- DO THIS: Without the pictures, print the lines running from the beginning of the material to the line containing "0.12, 0.35, 0.24]", both ends included.

- DATA SEGMENT:
■ ■ ■

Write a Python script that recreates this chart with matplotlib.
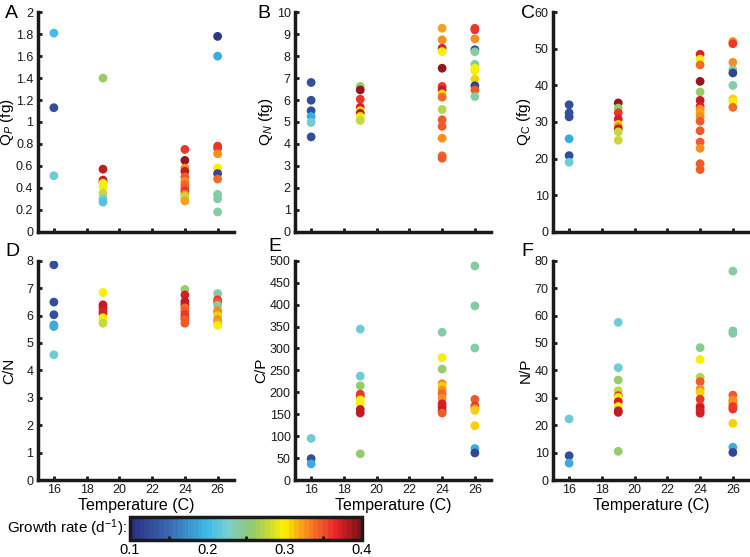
import matplotlib
matplotlib.use("Agg")
import matplotlib.pyplot as plt
from matplotlib.colors import LinearSegmentedColormap, Normalize
import matplotlib.cm as cm

plt.rcParams['font.family'] = ['Liberation Sans', 'DejaVu Sans']
plt.rcParams['mathtext.fontset'] = 'custom'
plt.rcParams['mathtext.rm'] = 'Liberation Sans'
plt.rcParams['mathtext.it'] = 'Liberation Sans:italic'

# ---------------- data ----------------
# Panel A: Q_P (fg)
qp_temp = [16, 16, 16,
           19, 19, 19, 19, 19, 19, 19, 19, 19,
           24, 24, 24, 24, 24, 24, 24, 24, 24, 24, 24, 24, 24,
           26, 26, 26, 26, 26, 26, 26, 26, 26, 26, 26, 26]
qp_val = [1.81, 1.13, 0.51,
          1.40, 0.57, 0.47, 0.45, 0.44, 0.41, 0.35, 0.30, 0.27,
          0.75, 0.65, 0.58, 0.55, 0.50, 0.46, 0.43, 0.40, 0.37, 0.34, 0.32, 0.30, 0.28,
          1.78, 1.60, 0.78, 0.76, 0.71, 0.58, 0.57, 0.53, 0.48, 0.34, 0.30, 0.18]
qp_mu = [0.20, 0.13, 0.22,
         0.26, 0.38, 0.38, 0.36, 0.30, 0.30, 0.28, 0.22, 0.21,
         0.36, 0.39, 0.33, 0.38, 0.35, 0.33, 0.34, 0.35, 0.36, 0.33, 0.28, 0.28, 0.32,
         0.11, 0.19, 0.36, 0.36, 0.33, 0.30, 0.30, 0.12, 0.34, 0.24, 0.24, 0.24]

# Panel B: Q_N (fg)
qn_temp = [16] * 6 + [19] * 8 + [24] * 15 + [26] * 12
qn_val = [6.80, 5.99, 5.51, 5.25, 4.98, 4.32,
          6.62, 6.46, 6.04, 5.67, 5.51, 5.40, 5.25, 5.07,
          9.27, 8.74, 8.36, 8.21, 7.45, 6.62, 6.46, 6.28, 6.13, 5.57, 5.10, 4.80, 4.26, 3.46, 3.35,
          9.27, 9.20, 8.79, 8.29, 8.20, 7.63, 7.45, 7.34, 6.95, 6.65, 6.46, 6.16]
qn_mu = [0.13, 0.13, 0.13, 0.19, 0.22, 0.13,
         0.26, 0.39, 0.36, 0.37, 0.30, 0.38, 0.30, 0.28,
         0.32, 0.33, 0.37, 0.30, 0.39, 0.36, 0.38, 0.31, 0.34, 0.27, 0.35, 0.35, 0.33, 0.34, 0.35,
         0.36, 0.36, 0.33, 0.12, 0.24, 0.24, 0.30, 0.30, 0.31, 0.12, 0.35, 0.24]

# Panel C: Q_C (fg)
qc_temp = [16] * 6 + [19] * 9 + [24] * 16 + [26] * 9
qc_val = [34.7, 32.5, 31.4, 25.4, 20.8, 19.0,
          35.2, 33.8, 32.5, 30.8, 29.3, 28.8, 28.1, 27.3, 25.0,
          48.5, 47.2, 45.6, 41.1, 38.2, 35.9, 34.3, 33.5, 32.5, 31.5, 30.2, 27.6, 24.5, 22.8, 18.6, 17.0,
          52.0, 51.4, 46.3, 44.3, 43.4, 40.0, 36.3, 35.6, 34.0]
qc_mu = [0.13, 0.13, 0.13, 0.19, 0.13, 0.22,
         0.39, 0.26, 0.36, 0.37, 0.30, 0.33, 0.38, 0.28, 0.28,
         0.37, 0.30, 0.34, 0.39, 0.26, 0.38, 0.37, 0.33, 0.32, 0.33, 0.35, 0.35, 0.35, 0.33, 0.35, 0.35,
         0.33, 0.36, 0.33, 0.24, 0.12, 0.24, 0.31, 0.30, 0.34]

# Panel D: C/N
cn_temp = [16] * 6 + [19] * 8 + [24] * 10 + [26] * 10
cn_val = [7.85, 6.49, 6.03, 5.66, 5.60, 4.57,
          6.84, 6.39, 6.28, 6.16, 6.06, 5.92, 5.82, 5.72,
          6.95, 6.75, 6.51, 6.39, 6.28, 6.16, 6.03, 5.92, 5.85, 5.72,
          6.80, 6.57, 6.49, 6.37, 6.18, 6.12, 6.00, 5.85, 5.76, 5.64]
cn_mu = [0.13, 0.13, 0.13, 0.19, 0.19, 0.22,
         0.30, 0.38, 0.38, 0.37, 0.37, 0.30, 0.30, 0.28,
         0.26, 0.37, 0.38, 0.38, 0.34, 0.35, 0.36, 0.36, 0.35, 0.35,
         0.24, 0.36, 0.35, 0.24, 0.33, 0.33, 0.31, 0.33, 0.32, 0.30]

# Panel E: C/P
cp_temp = [16] * 3 + [19] * 10 + [24] * 12 + [26] * 10
cp_val = [95, 49, 37,
          344, 237, 215, 196, 191, 183, 174, 161, 153, 60,
          337, 279, 253, 220, 214, 205, 197, 186, 174, 167, 158, 153,
          488, 397, 301, 184, 169, 163, 159, 124, 72, 62]
cp_mu = [0.22, 0.13, 0.19,
         0.22, 0.22, 0.26, 0.36, 0.36, 0.30, 0.30, 0.38, 0.38, 0.26,
         0.24, 0.30, 0.26, 0.33, 0.31, 0.33, 0.34, 0.33, 0.37, 0.37, 0.38, 0.35,
         0.24, 0.24, 0.24, 0.35, 0.36, 0.33, 0.31, 0.31, 0.19, 0.12]

# Panel F: N/P
np_temp = [16] * 3 + [19] * 11 + [24] * 11 + [26] * 12
np_val = [22.3, 8.9, 6.2,
          57.5, 41.0, 36.5, 32.6, 30.8, 30.2, 28.6, 26.8, 25.3, 24.7, 10.5,
          48.3, 44.0, 37.5, 35.9, 33.2, 32.0, 29.5, 27.0, 26.2, 25.2, 24.4,
          76.2, 54.4, 53.5, 31.0, 29.2, 28.6, 27.8, 26.8, 25.9, 20.7, 12.0, 10.1]
np_mu = [0.22, 0.13, 0.19,
         0.22, 0.22, 0.26, 0.28, 0.36, 0.30, 0.37, 0.30, 0.38, 0.38, 0.26,
         0.25, 0.30, 0.27, 0.35, 0.33, 0.31, 0.36, 0.36, 0.38, 0.37, 0.37,
         0.24, 0.24, 0.24, 0.35, 0.33, 0.33, 0.33, 0.36, 0.36, 0.31, 0.19, 0.12]

x_ticks = [16, 18, 20, 22, 24, 26]
cbar_ticks = [0.1, 0.2, 0.3, 0.4]
cbar_minor = [0.15, 0.2, 0.25, 0.3, 0.35]

# ---------------- colormap ----------------
cmap_colors = [
    (0.00, '#2a3183'), (0.15, '#3a64ae'), (0.33, '#3cbbe9'), (0.42, '#7acfd0'),
    (0.52, '#8fc971'), (0.60, '#c8da3a'), (0.67, '#fff200'), (0.74, '#f9a51a'),
    (0.83, '#f0592a'), (0.90, '#e8202a'), (1.00, '#7d1517')]
cmap = LinearSegmentedColormap.from_list('growth', cmap_colors, N=48)
norm = Normalize(0.1, 0.4)

fig = plt.figure(figsize=(7.5, 5.57), dpi=100)
FW, FH = 750.0, 557.0

W = 0.262
lefts = [0.050, 0.393, 0.737]
top_b, bot_b, H = 0.584, 0.138, 0.394
letter_x = [[5, 257, 521], [5, 268, 521]]
letter_y = [[13, 13, 13], [251, 247, 251]]

panels = [
    ('A', qp_temp, qp_val, qp_mu, r'Q$_{\mathit{P}}$ (fg)', (0, 2), [0, 0.2, 0.4, 0.6, 0.8, 1, 1.2, 1.4, 1.6, 1.8, 2],
     ['0', '0.2', '0.4', '0.6', '0.8', '1', '1.2', '1.4', '1.6', '1.8', '2']),
    ('B', qn_temp, qn_val, qn_mu, r'Q$_{\mathit{N}}$ (fg)', (0, 10), list(range(0, 11)), None),
    ('C', qc_temp, qc_val, qc_mu, r'Q$_{\mathrm{C}}$ (fg)', (0, 60), list(range(0, 61, 10)), None),
    ('D', cn_temp, cn_val, cn_mu, 'C/N', (0, 8), list(range(0, 9)), None),
    ('E', cp_temp, cp_val, cp_mu, 'C/P', (0, 500), list(range(0, 501, 50)), None),
    ('F', np_temp, np_val, np_mu, 'N/P', (0, 80), list(range(0, 81, 10)), None),
]

for i, (letter, tx, vals, mu, ylab, ylim, yt, ytl) in enumerate(panels):
    row, col = divmod(i, 3)
    ax = fig.add_axes([lefts[col], top_b if row == 0 else bot_b, W, H])
    ax.scatter(tx, vals, c=mu, cmap=cmap, norm=norm, s=40, edgecolors='none', zorder=3)
    ax.set_xlim(15, 27)
    ax.set_ylim(*ylim)
    ax.set_xticks(x_ticks)
    ax.set_yticks(yt)
    if ytl is not None:
        ax.set_yticklabels(ytl)
    for s in ['top', 'right']:
        ax.spines[s].set_visible(False)
    for s in ['left', 'bottom']:
        ax.spines[s].set_linewidth(2.5)
        ax.spines[s].set_color('#1a1a1a')
    ax.tick_params(direction='in', length=3, width=2, labelsize=9, pad=3, colors='#1a1a1a')
    ax.set_ylabel(ylab, fontsize=11, labelpad=1)
    if col == 0:
        ax.yaxis.set_label_coords(-21.0 / (W * FW), 0.5)
    if row == 0:
        ax.set_xticklabels([])
    else:
        ax.set_xlabel('Temperature (C)', fontsize=11.5, labelpad=1)
    fig.text(letter_x[row][col] / FW, 1 - letter_y[row][col] / FH, letter,
             fontsize=14, ha='left', va='center')

# colorbar
cax = fig.add_axes([0.1733, 0.0305, 0.309, 0.0419])
cb = fig.colorbar(cm.ScalarMappable(norm=norm, cmap=cmap), cax=cax, orientation='horizontal')
cb.outline.set_linewidth(2.5)
cb.outline.set_edgecolor('#1a1a1a')
cb.set_ticks(cbar_ticks)
cb.set_ticklabels(['0.1', '0.2', '0.3', '0.4'])
cax.tick_params(axis='x', length=0, labelsize=10.5, pad=2)
cax.set_xticks(cbar_minor, minor=True)
cax.tick_params(axis='x', which='minor', direction='in', length=3, width=2, color='#1a1a1a')
fig.text(0.169, 0.052, 'Growth rate (d$^{-1}$):', ha='right', va='center', fontsize=11)

fig.savefig('out.png', dpi=100)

■ ■ ■

- SOLUTION BELOW:
Write a Python script that recreates this chart with matplotlib.
import matplotlib
matplotlib.use("Agg")
import matplotlib.pyplot as plt
from matplotlib.colors import LinearSegmentedColormap, Normalize
import matplotlib.cm as cm

plt.rcParams['font.family'] = ['Liberation Sans', 'DejaVu Sans']
plt.rcParams['mathtext.fontset'] = 'custom'
plt.rcParams['mathtext.rm'] = 'Liberation Sans'
plt.rcParams['mathtext.it'] = 'Liberation Sans:italic'

# ---------------- data ----------------
# Panel A: Q_P (fg)
qp_temp = [16, 16, 16,
           19, 19, 19, 19, 19, 19, 19, 19, 19,
           24, 24, 24, 24, 24, 24, 24, 24, 24, 24, 24, 24, 24,
           26, 26, 26, 26, 26, 26, 26, 26, 26, 26, 26, 26]
qp_val = [1.81, 1.13, 0.51,
          1.40, 0.57, 0.47, 0.45, 0.44, 0.41, 0.35, 0.30, 0.27,
          0.75, 0.65, 0.58, 0.55, 0.50, 0.46, 0.43, 0.40, 0.37, 0.34, 0.32, 0.30, 0.28,
          1.78, 1.60, 0.78, 0.76, 0.71, 0.58, 0.57, 0.53, 0.48, 0.34, 0.30, 0.18]
qp_mu = [0.20, 0.13, 0.22,
         0.26, 0.38, 0.38, 0.36, 0.30, 0.30, 0.28, 0.22, 0.21,
         0.36, 0.39, 0.33, 0.38, 0.35, 0.33, 0.34, 0.35, 0.36, 0.33, 0.28, 0.28, 0.32,
         0.11, 0.19, 0.36, 0.36, 0.33, 0.30, 0.30, 0.12, 0.34, 0.24, 0.24, 0.24]

# Panel B: Q_N (fg)
qn_temp = [16] * 6 + [19] * 8 + [24] * 15 + [26] * 12
qn_val = [6.80, 5.99, 5.51, 5.25, 4.98, 4.32,
          6.62, 6.46, 6.04, 5.67, 5.51, 5.40, 5.25, 5.07,
          9.27, 8.74, 8.36, 8.21, 7.45, 6.62, 6.46, 6.28, 6.13, 5.57, 5.10, 4.80, 4.26, 3.46, 3.35,
          9.27, 9.20, 8.79, 8.29, 8.20, 7.63, 7.45, 7.34, 6.95, 6.65, 6.46, 6.16]
qn_mu = [0.13, 0.13, 0.13, 0.19, 0.22, 0.13,
         0.26, 0.39, 0.36, 0.37, 0.30, 0.38, 0.30, 0.28,
         0.32, 0.33, 0.37, 0.30, 0.39, 0.36, 0.38, 0.31, 0.34, 0.27, 0.35, 0.35, 0.33, 0.34, 0.35,
         0.36, 0.36, 0.33, 0.12, 0.24, 0.24, 0.30, 0.30, 0.31, 0.12, 0.35, 0.24]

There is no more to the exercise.